The court said Mo admitted to starting a fire in the living room of the family’s 18th-floor high-rise apartment in Hangzhou, planning to put it out quickly to play the hero and use the resulting goodwill to seek more money from her employers.

But the fire rapidly raged out of control and Mo escaped, leaving behind Lin’s 34-year-old wife Zhu Xiaozhen and three children aged six, nine, and 11 years, who all died of asphyxiation.

 

Lin has gained 2.3 million Weibo followers since he opened an account to document his efforts to seek justice.

“The devil has finally received the punishment of the law, the death penalty,” Lin said in a post on Friday.

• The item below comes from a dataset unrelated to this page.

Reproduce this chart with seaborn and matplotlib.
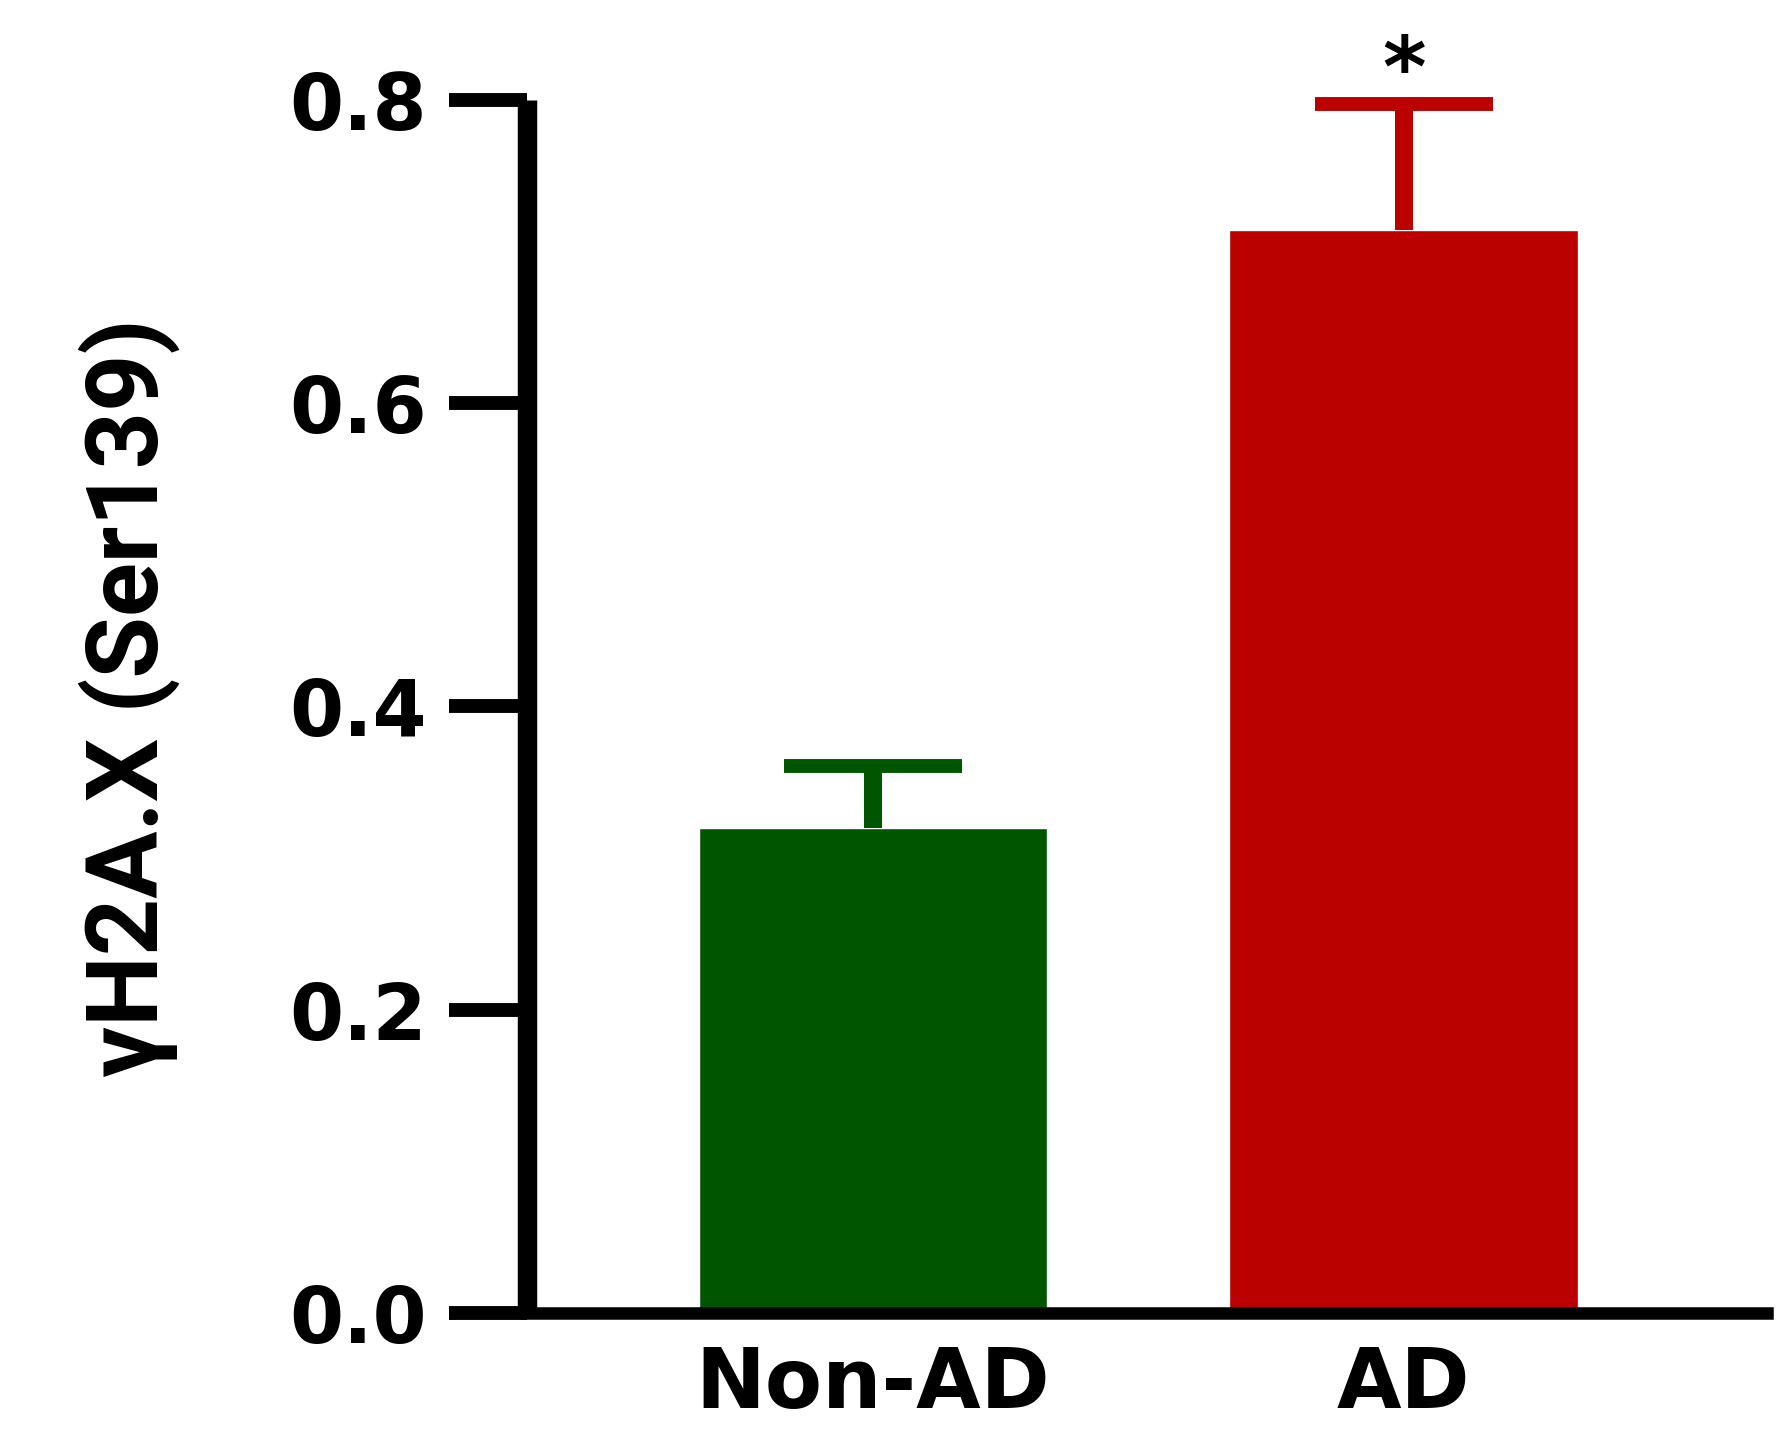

“I have suffered day and night for the past 200 days, and today finally received the verdict.”

Lin said he planned to pursue civil cases against other “powerful” parties who he blames for the deaths.

He did not offer specific details, but has previously blamed Greentown, the builder of the high-rise and a major listed property developer, saying poor safety features in the apartment complex contributed to a delayed fire-fighting response.

The fire department last year denied accusations that it was slow to respond, instead blaming low water pressure and a lack of required fire safety features in the building.

China regularly sees deadly fire disasters, often blamed on the lax enforcement or flouting of fire safety rules.